- EXERCISE: Reproduce the lines below exactly, from the one containing "Recreate this image" through the one containing "from bokeh.core.properties import value", both included. Leave out any pictures.

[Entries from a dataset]
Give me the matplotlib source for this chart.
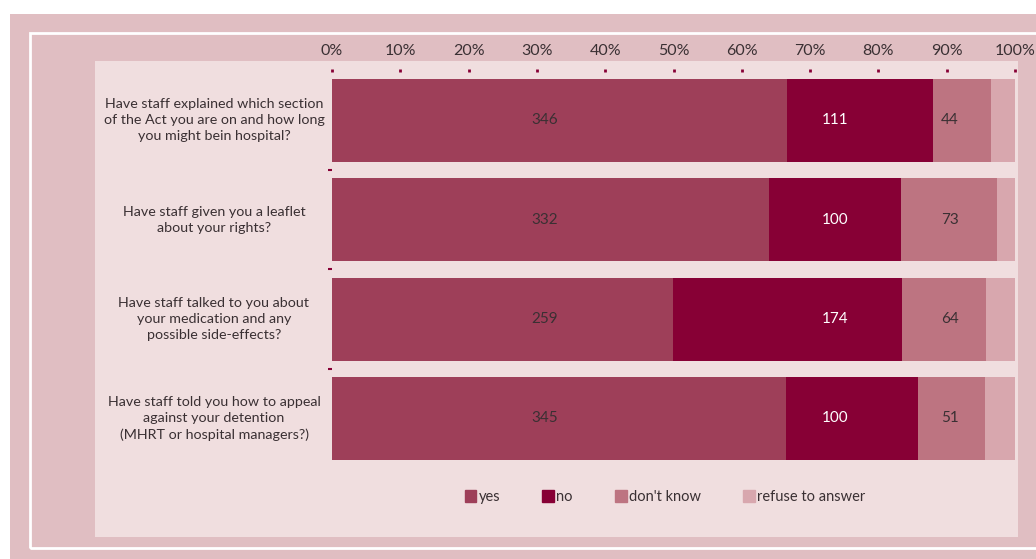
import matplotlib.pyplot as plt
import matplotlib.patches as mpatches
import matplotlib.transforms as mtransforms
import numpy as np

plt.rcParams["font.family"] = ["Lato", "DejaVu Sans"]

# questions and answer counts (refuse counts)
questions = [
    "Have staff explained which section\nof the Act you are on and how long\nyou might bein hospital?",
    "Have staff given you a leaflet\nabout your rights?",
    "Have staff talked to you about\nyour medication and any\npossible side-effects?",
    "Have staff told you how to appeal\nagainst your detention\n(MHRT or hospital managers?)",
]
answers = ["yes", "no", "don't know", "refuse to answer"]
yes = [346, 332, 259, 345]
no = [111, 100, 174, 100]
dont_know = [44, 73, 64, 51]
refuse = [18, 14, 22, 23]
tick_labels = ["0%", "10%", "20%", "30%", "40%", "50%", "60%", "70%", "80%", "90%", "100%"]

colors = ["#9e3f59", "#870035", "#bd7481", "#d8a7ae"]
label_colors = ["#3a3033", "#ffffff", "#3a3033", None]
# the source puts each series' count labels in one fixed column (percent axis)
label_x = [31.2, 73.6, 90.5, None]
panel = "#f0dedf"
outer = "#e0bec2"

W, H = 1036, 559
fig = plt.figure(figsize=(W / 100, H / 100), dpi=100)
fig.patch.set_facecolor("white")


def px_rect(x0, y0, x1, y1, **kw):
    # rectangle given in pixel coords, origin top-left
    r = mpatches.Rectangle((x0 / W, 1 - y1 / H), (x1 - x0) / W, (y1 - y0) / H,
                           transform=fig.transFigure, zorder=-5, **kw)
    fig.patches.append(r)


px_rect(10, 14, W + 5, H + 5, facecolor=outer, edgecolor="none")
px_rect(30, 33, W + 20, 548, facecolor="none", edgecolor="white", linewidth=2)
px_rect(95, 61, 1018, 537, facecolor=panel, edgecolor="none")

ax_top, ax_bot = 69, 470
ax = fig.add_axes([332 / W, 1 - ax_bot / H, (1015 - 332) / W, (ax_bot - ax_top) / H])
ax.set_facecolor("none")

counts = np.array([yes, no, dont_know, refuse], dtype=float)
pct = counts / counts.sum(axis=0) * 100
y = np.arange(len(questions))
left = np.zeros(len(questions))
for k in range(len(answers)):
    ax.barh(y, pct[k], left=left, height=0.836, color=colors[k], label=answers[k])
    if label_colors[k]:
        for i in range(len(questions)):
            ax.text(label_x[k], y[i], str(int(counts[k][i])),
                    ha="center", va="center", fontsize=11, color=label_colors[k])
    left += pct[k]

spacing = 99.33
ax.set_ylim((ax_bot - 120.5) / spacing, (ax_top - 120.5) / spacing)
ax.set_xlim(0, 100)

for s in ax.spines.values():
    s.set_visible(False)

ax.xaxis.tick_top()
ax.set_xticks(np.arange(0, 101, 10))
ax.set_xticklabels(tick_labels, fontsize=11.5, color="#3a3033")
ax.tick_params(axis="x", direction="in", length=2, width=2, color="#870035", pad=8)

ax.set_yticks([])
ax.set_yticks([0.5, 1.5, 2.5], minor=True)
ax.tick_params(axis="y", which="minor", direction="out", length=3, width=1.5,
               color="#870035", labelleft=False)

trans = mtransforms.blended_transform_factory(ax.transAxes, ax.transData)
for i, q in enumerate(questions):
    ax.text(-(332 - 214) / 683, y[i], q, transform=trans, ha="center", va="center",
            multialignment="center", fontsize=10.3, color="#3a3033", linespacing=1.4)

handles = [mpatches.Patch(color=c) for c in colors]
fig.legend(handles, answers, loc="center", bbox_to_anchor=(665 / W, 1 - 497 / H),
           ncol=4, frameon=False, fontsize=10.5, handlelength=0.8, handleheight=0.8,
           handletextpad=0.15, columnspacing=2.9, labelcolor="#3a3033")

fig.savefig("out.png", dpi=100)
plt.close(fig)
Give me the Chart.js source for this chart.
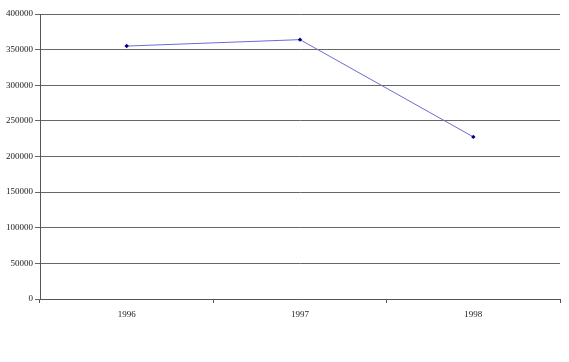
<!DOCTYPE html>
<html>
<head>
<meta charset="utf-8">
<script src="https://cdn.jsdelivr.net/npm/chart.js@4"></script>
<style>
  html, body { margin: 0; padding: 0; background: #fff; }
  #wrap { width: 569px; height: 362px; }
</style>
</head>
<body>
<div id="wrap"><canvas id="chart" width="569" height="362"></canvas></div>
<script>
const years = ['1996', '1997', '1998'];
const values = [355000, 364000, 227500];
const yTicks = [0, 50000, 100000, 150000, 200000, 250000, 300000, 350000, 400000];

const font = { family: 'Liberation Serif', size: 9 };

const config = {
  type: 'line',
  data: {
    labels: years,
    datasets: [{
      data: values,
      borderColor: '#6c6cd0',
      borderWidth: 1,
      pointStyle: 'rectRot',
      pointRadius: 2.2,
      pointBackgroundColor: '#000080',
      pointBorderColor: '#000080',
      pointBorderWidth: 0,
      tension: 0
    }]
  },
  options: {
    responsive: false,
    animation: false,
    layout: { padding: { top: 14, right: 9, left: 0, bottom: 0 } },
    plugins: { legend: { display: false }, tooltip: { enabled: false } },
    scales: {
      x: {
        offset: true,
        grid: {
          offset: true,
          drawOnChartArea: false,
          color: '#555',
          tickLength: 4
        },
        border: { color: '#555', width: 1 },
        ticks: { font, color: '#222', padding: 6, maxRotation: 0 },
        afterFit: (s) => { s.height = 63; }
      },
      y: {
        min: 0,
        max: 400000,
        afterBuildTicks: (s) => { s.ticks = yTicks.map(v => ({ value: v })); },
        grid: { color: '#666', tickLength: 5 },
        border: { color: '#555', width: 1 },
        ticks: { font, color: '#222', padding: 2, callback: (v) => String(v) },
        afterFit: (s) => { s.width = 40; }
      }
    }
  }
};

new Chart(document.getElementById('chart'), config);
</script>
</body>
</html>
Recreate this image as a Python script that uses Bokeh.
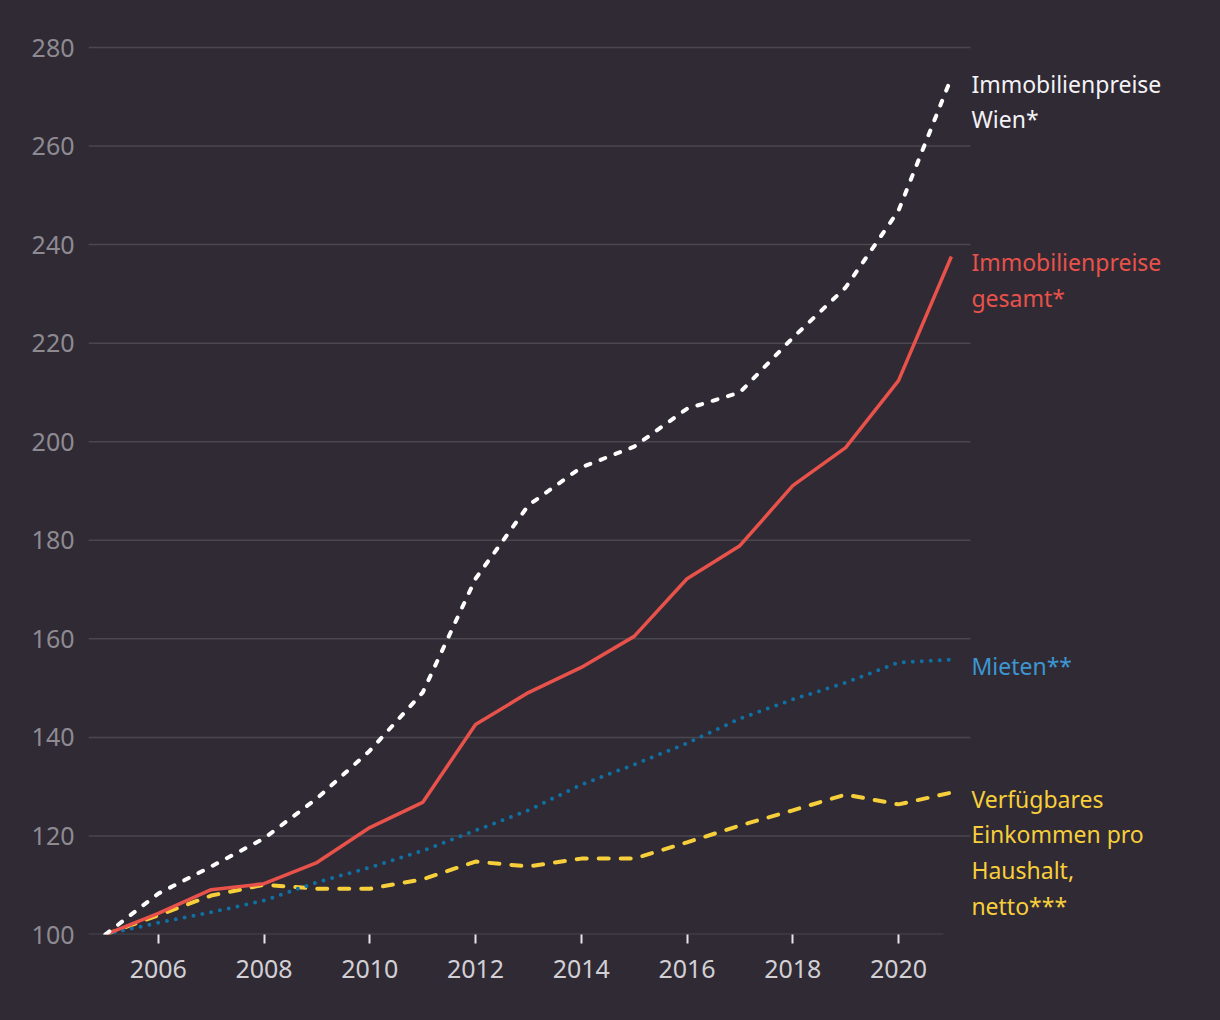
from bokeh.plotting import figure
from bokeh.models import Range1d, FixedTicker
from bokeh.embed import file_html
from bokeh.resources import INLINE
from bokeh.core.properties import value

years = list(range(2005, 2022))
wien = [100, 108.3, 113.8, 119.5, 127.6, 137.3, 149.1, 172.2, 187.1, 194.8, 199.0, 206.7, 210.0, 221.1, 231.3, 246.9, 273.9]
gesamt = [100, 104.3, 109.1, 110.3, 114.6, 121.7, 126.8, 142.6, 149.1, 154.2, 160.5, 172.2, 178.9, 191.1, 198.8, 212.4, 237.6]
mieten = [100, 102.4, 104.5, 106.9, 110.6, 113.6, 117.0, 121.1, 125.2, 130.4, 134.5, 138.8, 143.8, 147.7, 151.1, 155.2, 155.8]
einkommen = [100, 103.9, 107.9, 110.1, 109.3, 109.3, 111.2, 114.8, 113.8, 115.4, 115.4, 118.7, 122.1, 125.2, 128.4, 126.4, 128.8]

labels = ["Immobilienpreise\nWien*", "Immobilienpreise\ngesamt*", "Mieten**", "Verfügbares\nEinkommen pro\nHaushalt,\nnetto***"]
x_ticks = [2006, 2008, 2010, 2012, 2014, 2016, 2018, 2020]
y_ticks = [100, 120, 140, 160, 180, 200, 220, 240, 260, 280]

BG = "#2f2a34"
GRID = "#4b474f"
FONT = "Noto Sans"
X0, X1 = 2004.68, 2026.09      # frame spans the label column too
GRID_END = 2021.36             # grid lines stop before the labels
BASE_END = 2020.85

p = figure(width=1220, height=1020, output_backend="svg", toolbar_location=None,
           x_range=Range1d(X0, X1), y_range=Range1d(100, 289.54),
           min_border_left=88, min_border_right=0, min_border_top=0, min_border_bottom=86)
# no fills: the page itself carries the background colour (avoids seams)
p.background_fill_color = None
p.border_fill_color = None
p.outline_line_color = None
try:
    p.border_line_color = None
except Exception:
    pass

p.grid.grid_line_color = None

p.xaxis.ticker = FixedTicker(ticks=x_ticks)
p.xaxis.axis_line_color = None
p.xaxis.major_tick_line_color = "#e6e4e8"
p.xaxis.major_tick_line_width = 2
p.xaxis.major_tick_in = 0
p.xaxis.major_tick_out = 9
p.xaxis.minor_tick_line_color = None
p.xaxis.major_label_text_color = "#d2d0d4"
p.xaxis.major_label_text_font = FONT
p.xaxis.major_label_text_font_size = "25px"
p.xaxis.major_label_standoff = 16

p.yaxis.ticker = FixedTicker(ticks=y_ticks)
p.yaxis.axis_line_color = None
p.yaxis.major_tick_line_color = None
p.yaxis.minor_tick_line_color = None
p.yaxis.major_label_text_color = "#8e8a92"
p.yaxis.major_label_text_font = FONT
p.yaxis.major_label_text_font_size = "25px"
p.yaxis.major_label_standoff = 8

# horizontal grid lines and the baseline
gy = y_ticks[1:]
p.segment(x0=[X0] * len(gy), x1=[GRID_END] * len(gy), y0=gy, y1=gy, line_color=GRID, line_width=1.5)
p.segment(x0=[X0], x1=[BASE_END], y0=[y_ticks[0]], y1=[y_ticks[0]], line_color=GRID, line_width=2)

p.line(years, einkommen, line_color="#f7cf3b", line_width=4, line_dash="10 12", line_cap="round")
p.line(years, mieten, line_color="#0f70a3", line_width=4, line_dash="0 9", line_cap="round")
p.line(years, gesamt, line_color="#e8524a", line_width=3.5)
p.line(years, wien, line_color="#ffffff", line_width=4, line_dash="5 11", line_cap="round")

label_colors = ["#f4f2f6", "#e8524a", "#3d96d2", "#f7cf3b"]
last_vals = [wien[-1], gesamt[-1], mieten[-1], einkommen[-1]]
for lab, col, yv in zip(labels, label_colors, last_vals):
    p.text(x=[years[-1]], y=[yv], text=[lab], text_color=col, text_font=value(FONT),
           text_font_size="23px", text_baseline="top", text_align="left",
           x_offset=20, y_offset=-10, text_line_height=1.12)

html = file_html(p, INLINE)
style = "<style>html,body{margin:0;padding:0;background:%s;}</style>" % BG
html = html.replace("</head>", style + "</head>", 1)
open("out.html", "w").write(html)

- WRITTEN RESPONSE:
Recreate this image as a Python script that uses Bokeh.
from bokeh.plotting import figure
from bokeh.models import Range1d, FixedTicker
from bokeh.embed import file_html
from bokeh.resources import INLINE
from bokeh.core.properties import value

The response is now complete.